Outra crítica recorrente a cada massacre é a fragilidade da prevenção do terrorismo doméstico nos Estados Unidos. De acordo com a fundação New America, com sede em Washington, o número de mortos pelos chamados lobos solitários só aumenta, sem que haja uma política específica de combate a esse tipo de crime. Uma pesquisa da ABC News contabilizou dezessete massacres com quatro mortos ou mais (sem contar o atirador) no país apenas neste ano — um a cada doze dias. Outro levantamento, do jornal Washington Post, mostra que, entre 2002 e 2017, os Estados Unidos tiveram 2,4 vezes mais ataques de terroristas domésticos do que de jihadistas. No entanto, dos 2,8 trilhões de dólares destinados ao combate ao terror desde o 11 de Setembro, menos de 1 milhão foi usado para detectar ações de americanos dentro dos Estados Unidos. “O FBI se concentra em monitorar muçulmanos, e não dá atenção às ameaças internas”, diz Mike German, pesquisador de terrorismo da Universidade de Nova York.

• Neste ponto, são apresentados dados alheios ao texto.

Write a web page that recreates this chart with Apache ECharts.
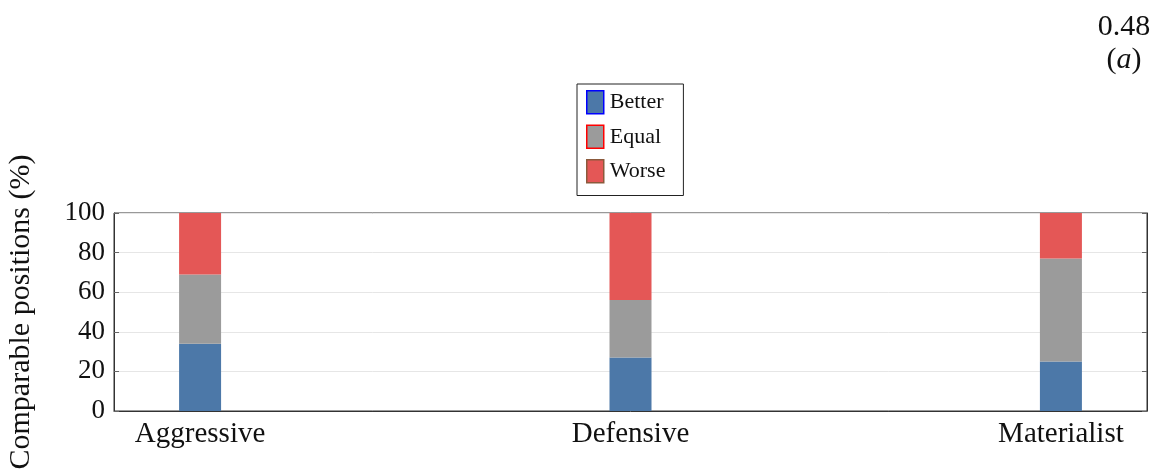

Na quarta-feira 7, Trump e Melania visitaram El Paso e Dayton. A oposição destacou as vaias e os protestos com que foram recebidos nas duas cidades, o que é verdade. O presidente, no Twitter de cada dia, gabou-se de ter sentido muito apoio “e até amor” da população, o que é verdade também. Passado o choque de 31 mortos por nada em um fim de semana, a política deve voltar ao centro do noticiário e a população seguirá sua vida. Até o próximo jovem desajustado munir-se de um fuzil e sair disparando sem sentido.